Aim –
From the first line of the listing below to the line with "import plotly.graph_objects as go", print each line exactly, and nothing more. Leave out the pictures.

Given information –
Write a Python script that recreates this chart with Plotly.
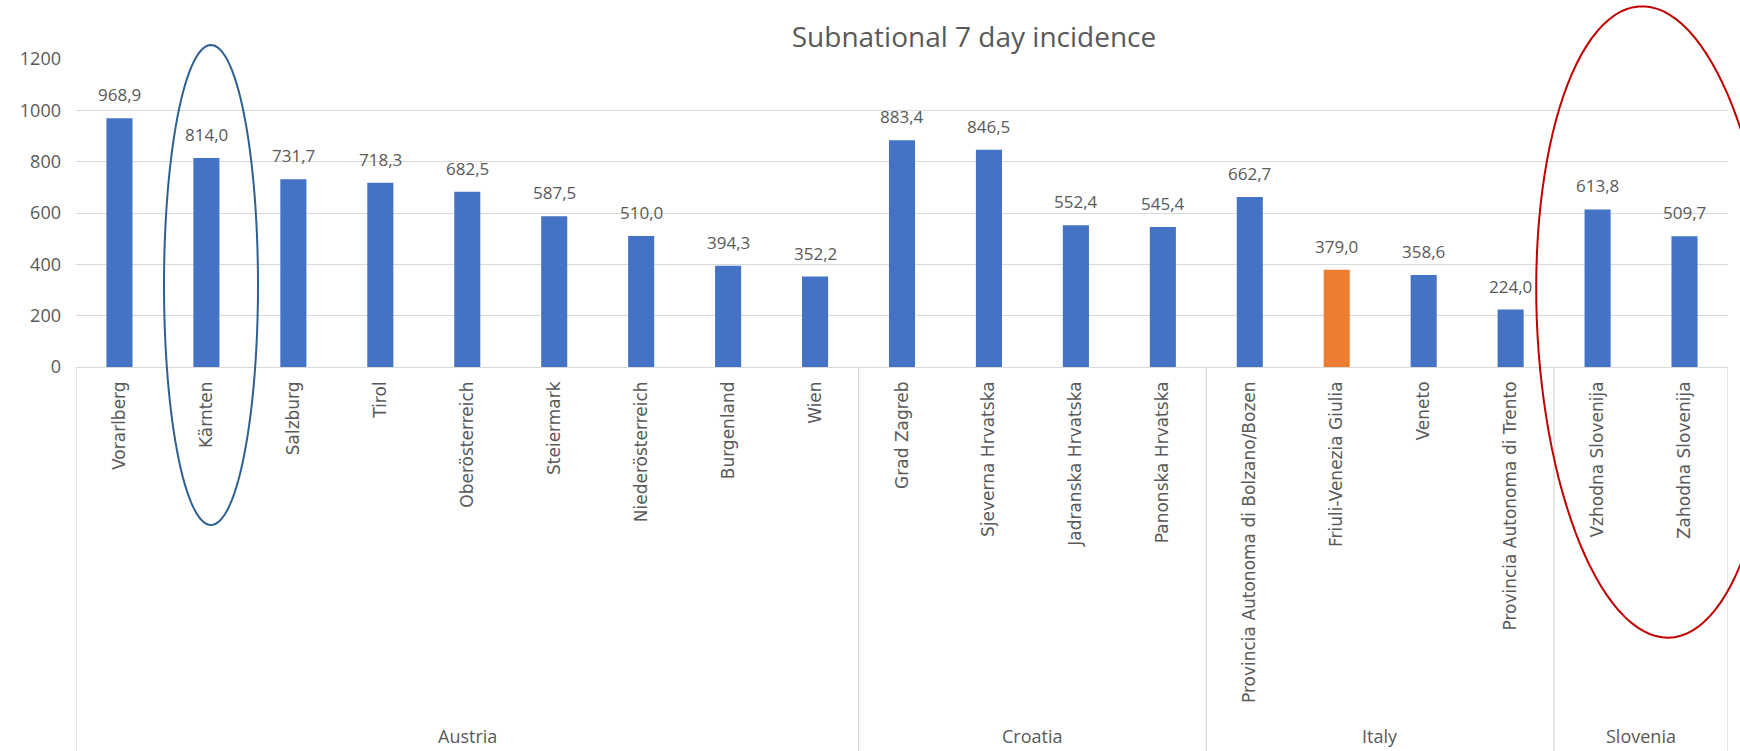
import numpy as np
import plotly.graph_objects as go

# data
countries = ["Austria"] * 9 + ["Croatia"] * 4 + ["Italy"] * 4 + ["Slovenia"] * 2
regions = ["Vorarlberg", "Kärnten", "Salzburg", "Tirol", "Oberösterreich", "Steiermark",
           "Niederösterreich", "Burgenland", "Wien",
           "Grad Zagreb", "Sjeverna Hrvatska", "Jadranska Hrvatska", "Panonska Hrvatska",
           "Provincia Autonoma di Bolzano/Bozen", "Friuli-Venezia Giulia", "Veneto",
           "Provincia Autonoma di Trento",
           "Vzhodna Slovenija", "Zahodna Slovenija"]
incidence = [968.9, 814.0, 731.7, 718.3, 682.5, 587.5, 510.0, 394.3, 352.2,
             883.4, 846.5, 552.4, 545.4,
             662.7, 379.0, 358.6, 224.0,
             613.8, 509.7]
highlight = "Friuli-Venezia Giulia"

GREY = "#595959"
GRID = "#D9D9D9"
W, H = 1740, 751
L, R, T, B = 76, 12, 59, 384
PW, PH = W - L - R, H - T - B

colors = ["#ED7D31" if r == highlight else "#4472C4" for r in regions]

fig = go.Figure()
fig.add_trace(go.Bar(x=regions, y=incidence, marker_color=colors, marker_line_width=0,
                     showlegend=False))

# value labels with comma decimals
for r, v in zip(regions, incidence):
    fig.add_annotation(x=r, y=v, text=f"{v:.1f}".replace(".", ","), showarrow=False,
                       yanchor="bottom", yshift=10,
                       font=dict(family="Open Sans", size=17, color=GREY))

# country groups: dividers + labels
groups = []
for c in countries:
    if not groups or groups[-1][0] != c:
        groups.append([c, 0])
    groups[-1][1] += 1

ybot = (T + PH - H) / PH
pos = -0.5
fig.add_shape(type="line", xref="x", yref="paper", x0=pos, x1=pos, y0=0, y1=ybot,
              line=dict(color=GRID, width=1.3))
for name, n in groups:
    fig.add_annotation(x=pos + n / 2, xref="x", yref="paper", y=(T + PH - 736) / PH,
                       text=name, showarrow=False, yanchor="middle",
                       font=dict(family="Open Sans", size=18, color=GREY))
    pos += n
    fig.add_shape(type="line", xref="x", yref="paper", x0=pos, x1=pos, y0=0, y1=ybot,
                  line=dict(color=GRID, width=1.3))


def px_to_paper(px, py):
    return (px - L) / PW, (T + PH - py) / PH


def ellipse_path(cx, cy, a, b, tilt_deg):
    t = np.linspace(0, 2 * np.pi, 120)
    th = np.radians(tilt_deg)
    xs = cx + a * np.cos(t) * np.cos(th) - b * np.sin(t) * np.sin(th)
    ys = cy + a * np.cos(t) * np.sin(th) + b * np.sin(t) * np.cos(th)
    pts = [px_to_paper(x, y) for x, y in zip(xs, ys)]
    return "M " + " L ".join(f"{x:.5f},{y:.5f}" for x, y in pts) + " Z"


# hand-drawn style highlight ellipses (pixel positions)
fig.add_shape(type="path", xref="paper", yref="paper",
              path=ellipse_path(211, 285, 47, 240, 0),
              line=dict(color="#2E6091", width=2))
fig.add_shape(type="path", xref="paper", yref="paper",
              path=ellipse_path(1655, 322, 118, 316, -2.7),
              line=dict(color="#C00000", width=2))

fig.update_layout(
    width=W, height=H,
    margin=dict(l=L, r=R, t=T, b=B),
    plot_bgcolor="white", paper_bgcolor="white",
    bargap=0.7,
    title=dict(text="Subnational 7 day incidence", xref="paper", x=(974 - L) / PW,
               xanchor="center", yref="container", y=1 - 37 / H, yanchor="middle",
               font=dict(family="Open Sans", size=28, color=GREY)),
    xaxis=dict(type="category", range=[-0.5, len(regions) - 0.5], tickangle=-90,
               showgrid=False, showline=False, zeroline=False, ticks="",
               ticklabelstandoff=10,
               tickfont=dict(family="DejaVu Sans", size=17, color=GREY)),
    yaxis=dict(range=[0, 1200], dtick=200, showgrid=True, gridcolor=GRID, gridwidth=1.3,
               zeroline=True, zerolinecolor=GRID, zerolinewidth=1.3, showline=False,
               ticks="", ticklabelstandoff=14,
               tickfont=dict(family="Open Sans", size=18, color=GREY)),
)

fig.write_html("out.html", config={"displayModeBar": False},
               post_script="document.body.style.margin='0';")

Solution to the exercise –
Write a Python script that recreates this chart with Plotly.
import numpy as np
import plotly.graph_objects as go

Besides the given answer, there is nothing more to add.